2 min watchJune 13, 2026

Little brains in every product

Five years building on-device first at Detail and Subwave led to Desert Ant Labs, a European AI lab shipping small audio and visual models for the 6 billion devices people already own.

Paul Veugen

For five years we've built on-device first at Detail and Subwave. Going local let us ship the best possible experience and commoditize video creation, from local rendering to captions to enhancement, while keeping your video on your device.

Over the past years I've looked for the most ambitious founders building the foundations for on-device inference, the pieces that could power Detail and Subwave and millions of other apps. With NP-Hard we backed the stellar team at Mirai, pushing LLM inference to 1,000 tokens per second. And at Detail, we use Argmax's lightning-fast on-device speech models. But there's so much more opportunity for local models and SDKs to help developers build intelligent features with audio, video, and images.

We carry more compute in our hands than sits in the entire cloud.

While all the money flows to data centers and cloud inference, we’re shipping billions of insanely capable devices a year. We carry more compute in our hands than sits in the entire cloud.

When usage doesn't hurt

Every developer I met at WWDC this week had a wish list of on-device AI features they'd build if cost wasn't an issue.

Every developer I spoke to at WWDC this week had the same story: a wish list of AI features they'd build if cost weren't a factor, or expensive tokens they spend on existing features they'd happily swap for a local model. The demand is there. The building blocks aren't.

Commoditizing intelligence

That's why we're building Desert Ant Labs, a European on-device AI lab. We're going to ship dozens of small, opinionated audio and visual models and SDKs that drop into any product with a few lines of code. No inference cost. Nothing leaving the device. Running on the 6 billion devices people already own.

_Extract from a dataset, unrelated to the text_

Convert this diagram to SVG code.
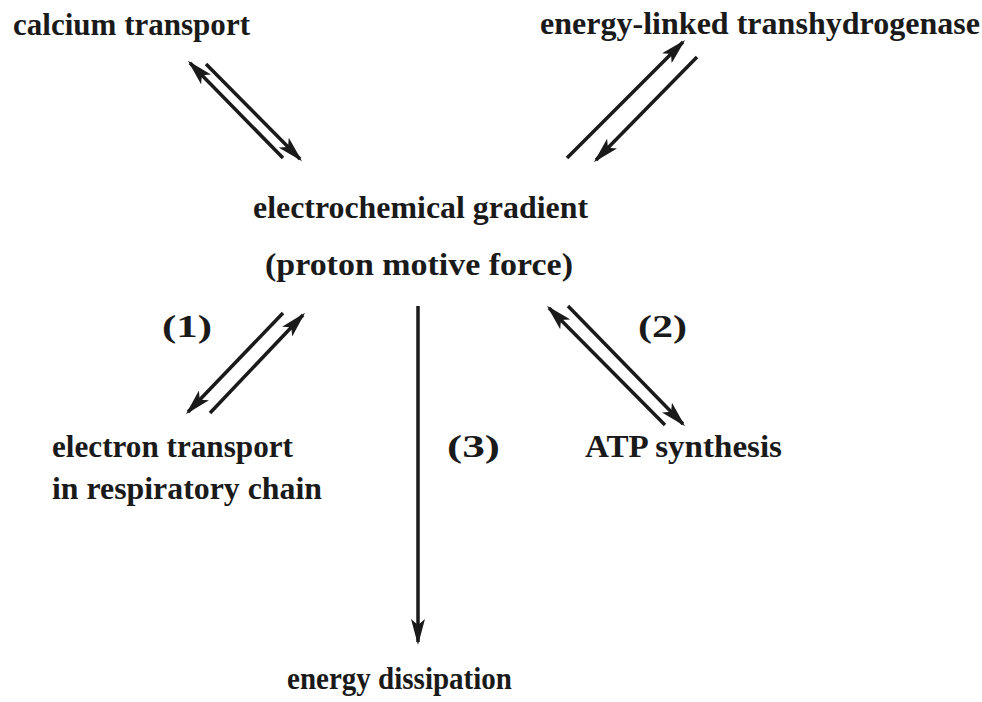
<svg xmlns="http://www.w3.org/2000/svg" width="982" height="702" viewBox="0 0 982 702">
<style>
text{font-family:"Liberation Serif","Times New Roman",serif;font-weight:bold;font-size:31px;fill:#1a1a1a}
.c line{stroke:#1a1a1a;stroke-width:3.5;fill:none;marker-end:url(#ah)}
</style>
<defs>
<marker id="ah" markerUnits="userSpaceOnUse" markerWidth="28" markerHeight="14" refX="23" refY="7" orient="auto">
<path d="M0,0 L26,7 L0,14 L6,7 z" fill="#1a1a1a"/>
</marker>
</defs>
<rect width="982" height="702" fill="#ffffff"/>
<g id="calcium"><text x="13" y="35" textLength="237" lengthAdjust="spacingAndGlyphs">calcium transport</text></g>
<g id="transhydrogenase"><text x="540" y="34" textLength="440" lengthAdjust="spacingAndGlyphs">energy-linked transhydrogenase</text></g>
<g id="gradient">
<text x="253" y="218" textLength="335" lengthAdjust="spacingAndGlyphs">electrochemical  gradient</text>
<text x="265" y="275" textLength="308" lengthAdjust="spacingAndGlyphs">(proton motive force)</text>
</g>
<g id="electron">
<text x="52" y="457" textLength="241" lengthAdjust="spacingAndGlyphs">electron transport</text>
<text x="52" y="499" textLength="270" lengthAdjust="spacingAndGlyphs">in respiratory chain</text>
</g>
<g id="atp"><text x="585" y="457" textLength="197" lengthAdjust="spacingAndGlyphs">ATP  synthesis</text></g>
<g id="dissipation"><text x="287" y="689" textLength="225" lengthAdjust="spacingAndGlyphs">energy  dissipation</text></g>
<g id="labels">
<text x="162" y="337" textLength="50" lengthAdjust="spacingAndGlyphs">(1)</text>
<text x="638" y="337" textLength="49" lengthAdjust="spacingAndGlyphs">(2)</text>
<text x="447" y="457" textLength="53" lengthAdjust="spacingAndGlyphs">(3)</text>
</g>
<g id="connectors" class="c">
<line x1="283" y1="158" x2="190" y2="63"/>
<line x1="206" y1="64" x2="300" y2="159"/>
<line x1="567" y1="158" x2="683" y2="42"/>
<line x1="697" y1="57" x2="596" y2="160"/>
<line x1="283" y1="313" x2="188" y2="412"/>
<line x1="210" y1="413" x2="303" y2="315"/>
<line x1="665" y1="425" x2="549" y2="308"/>
<line x1="568" y1="306" x2="683" y2="424"/>
<line x1="418" y1="306" x2="418" y2="642"/>
</g>
</svg>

The first models already power Detail and Subwave. Before the end of the year, a dozen will be ready for third-party developers to build their own features.

When inference cost drops to zero, the way we build products changes entirely.

On-device models open new ways to build, mixing free local compute with cloud-based infrastructure. When inference cost drops to zero, product design changes at a fundamental level. You stop making trade-offs between capability and cost on every feature. And with audio, video, and images not leaving your device, you can build intelligent features without giving up privacy or security.

We're going to put little brains in every product.